Fox doesn’t like the term “behavioral targeting,” partly because it’s a loaded phrase in marketing and privacy circles. Additionally, he said, Google’s intent-based approach doesn’t employ the audience segmentation favored by Tacoda, Revenue Science and other behavioral targeting tech firms, not to mention BT-friendly media sites like Yahoo, that serve ads based on recent Web pages seen.

“We’re not doing things like trying to profile the user to find out if the user is a man or a woman or a 45-year-old or a 25-year-old,” he said. “In the context of search it doesn’t seem that powerful, and we haven’t seen any evidence that it will be that powerful.”

Google introduced the feature without fanfare, and most if not all marketers whose ads are affected by it have no idea the targeting is taking place. That’s true to form for Google and potentially irritating to advertisers, according to Anna Papadopoulos, interactive media director for Euro RSCG 4D. Papadopoulos said her agency currently has several big buys extant with Google, “and I wouldn’t be surprised if some of our campaigns, especially automotive, were part of this new serving strategy.”

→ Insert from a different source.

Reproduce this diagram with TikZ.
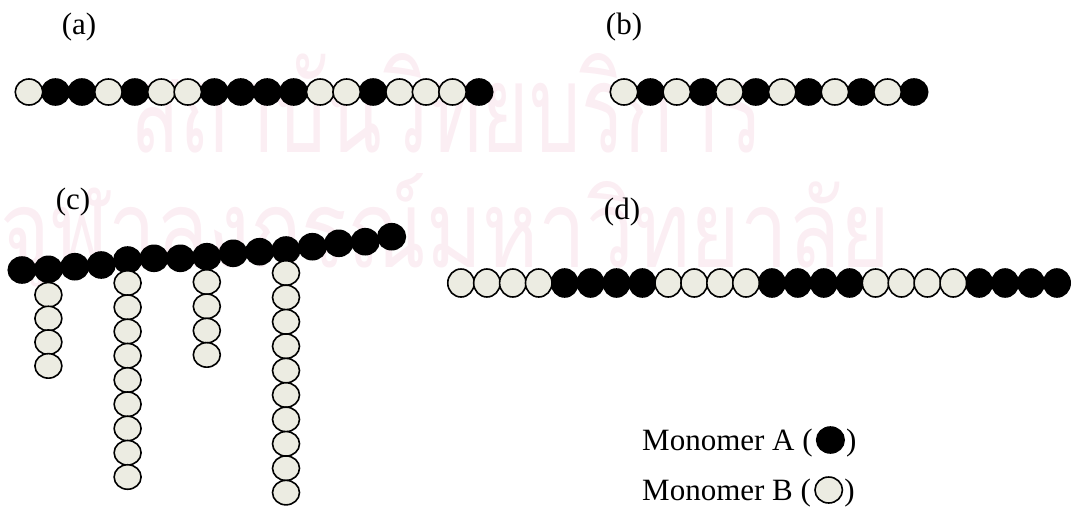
\documentclass[tikz,border=0pt]{standalone}
\usepackage{graphicx}
\usepackage{fontspec}
\setmainfont{Liberation Serif}
\newfontfamily\thaifont[Script=Thai]{Loma}
\usetikzlibrary{shapes.geometric,calc}

\definecolor{beadfill}{RGB}{236,236,226}
\definecolor{markpink}{RGB}{251,238,243}

\tikzset{
  bead/.style={ellipse, draw=black, line width=1.6pt, inner sep=0pt,
               minimum width=27.5pt, minimum height=26pt},
  monoA/.style={bead, fill=black},
  monoB/.style={bead, fill=beadfill},
  tall/.style={minimum width=26.5pt, minimum height=28pt},
  flat/.style={minimum width=27pt, minimum height=24.5pt},
  tag/.style={font=\fontsize{31}{36}\selectfont, inner sep=0pt},
  legend/.style={font=\fontsize{31}{36}\selectfont, inner sep=0pt},
  key/.style={bead, minimum width=27pt, minimum height=25pt},
  watermark/.style={text=markpink, inner sep=0pt},
}

\begin{document}
\begin{tikzpicture}[x=1pt,y=-1pt]
\useasboundingbox (0,0) rectangle (1075,509);

% faint Thai watermark behind everything
\node[watermark, anchor=base west] (wm1) at (130,152)
  {\resizebox{633pt}{99pt}{\thaifont สถาบันวิทยบริการ}};
\node[watermark, anchor=base west] (wm2) at (0,267)
  {\resizebox{890pt}{94pt}{\thaifont จุฬาลงกรณ์มหาวิทยาลัย}};

% panel labels
\node[tag] (la) at (79,27) {(a)};
\node[tag] (lb) at (624,27) {(b)};
\node[tag] (lc) at (73,202) {(c)};
\node[tag] (ld) at (622,212) {(d)};

% (a) random copolymer: black beads first, light beads on top
\foreach \t [count=\i] in {B,A,A,B,A,B,B,A,A,A,A,B,B,A,B,B,B,A}
  {\if\t A\node[monoA] (a\i) at ({29+26.47*(\i-1)},92) {};\fi}
\foreach \t [count=\i] in {B,A,A,B,A,B,B,A,A,A,A,B,B,A,B,B,B,A}
  {\if\t B\node[monoB] (a\i) at ({29+26.47*(\i-1)},92) {};\fi}

% (b) alternating copolymer
\foreach \i in {2,4,...,12}
  \node[monoA] (b\i) at ({624+26.36*(\i-1)},92) {};
\foreach \i in {1,3,...,11}
  \node[monoB] (b\i) at ({624+26.36*(\i-1)},92) {};

% (c) graft copolymer: backbone of A
\foreach \x/\y [count=\i] in {22/270,48.4/269.3,74.8/266.7,101.2/265,127.6/260,
    154/258.3,180.4/258.3,206.8/256.7,233.2/253.3,259.6/251.7,286/250,
    312.4/246.7,338.8/243.3,365.2/241.7,391.6/236.7}
  \node[monoA] (c\i) at (\x,\y) {};

% (c) side chains of B hanging from beads 2, 5, 8 and 11
\foreach \i in {1,...,4}
  \node[monoB, flat] (s1-\i) at ($(c2)+(0,{25.5+23.7*(\i-1)})$) {};
\foreach \i in {1,...,9}
  \node[monoB, flat] (s2-\i) at ($(c5)+(0,{23+24.25*(\i-1)})$) {};
\foreach \i in {1,...,4}
  \node[monoB, flat] (s3-\i) at ($(c8)+(0,{25.3+24.3*(\i-1)})$) {};
\foreach \i in {1,...,10}
  \node[monoB, flat] (s4-\i) at ($(c11)+(0,{23+24.4*(\i-1)})$) {};

% (d) block copolymer
\foreach \t [count=\i] in {B,B,B,B,A,A,A,A,B,B,B,B,A,A,A,A,B,B,B,B,A,A,A,A}
  {\if\t A\node[monoA, tall] (d\i) at ({461+25.91*(\i-1)},283) {};\fi}
\foreach \t [count=\i] in {B,B,B,B,A,A,A,A,B,B,B,B,A,A,A,A,B,B,B,B,A,A,A,A}
  {\if\t B\node[monoB, tall] (d\i) at ({461+25.91*(\i-1)},283) {};\fi}

% legend
\node[legend, anchor=base west] (ka) at (642,450) {Monomer A (};
\node[key, monoA, anchor=west] (kad) at ($(ka.base east)+(3,-10)$) {};
\node[legend, anchor=base west] (kac) at ($(kad.east |- ka.base)+(1,0)$) {)};
\node[legend, anchor=base west] (kb) at (642,500) {Monomer B (};
\node[key, monoB, anchor=west] (kbd) at ($(kb.base east)+(3,-10)$) {};
\node[legend, anchor=base west] (kbc) at ($(kbd.east |- kb.base)+(1,0)$) {)};
\end{tikzpicture}
\end{document}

“I think they’re doing a smart thing, and I’m pleasantly surprised,” she said. But she added, “They’re not very forthcoming with innovation as it relates to the search engine. A small business is one thing, when people are doing this independently, but when you’re working with agencies and big advertisers, I think you owe it to them to [convey] any changes in algorithm that would affect your advertising.”

Papadopoulos also finds it remarkable that Google has changed its tune with regard to behavior-based ad serving.

“I think it’s a total turning point for them,” she said. “Now I’m curious how they’re going to handle this for AdSense. They were pretty steadfast about not wanting to play in the behavioral targeting space.”

Google didn’t immediately respond to questions about where else on the Google network the company might consider delivering ads based on consumers’ prior search or surfing behavior. But it’s something the company opened the door to some time ago, according to Dave Morgan, founder and chairman of Tacoda.

“As an observer in the market, certainly Google’s move into behavioral targeting appears to have been happening incrementally over the past couple years,” he said. “Certainly they’ve modified their privacy policy over time to permit it.”

Morgan, whose behavioral targeting firm agreed to be sold to AOL last week for an estimated $275 million, said Google’s move feels like an important recognition of something he’s long believed.

“If the largest player in performance targeted advertising now recognizes they have to use behavioral to grow the business, it’s heartening to someone who’s worked in behavioral for quite some time,” he said.

Google’s new ad quality feature uses referrer information rather than cookies to track user queries at this time, Google’s Fox said. In most cases the ads will only appear to users for searches performed back-to-back or “within seconds or minutes of each other.” He added the company is looking at other possible tracking and targeting methods to capture “full intent,” including, perhaps, cookies.

During the first weeks of testing the behavior-based feature, Fox added, “The data all show users are getting a better experience.”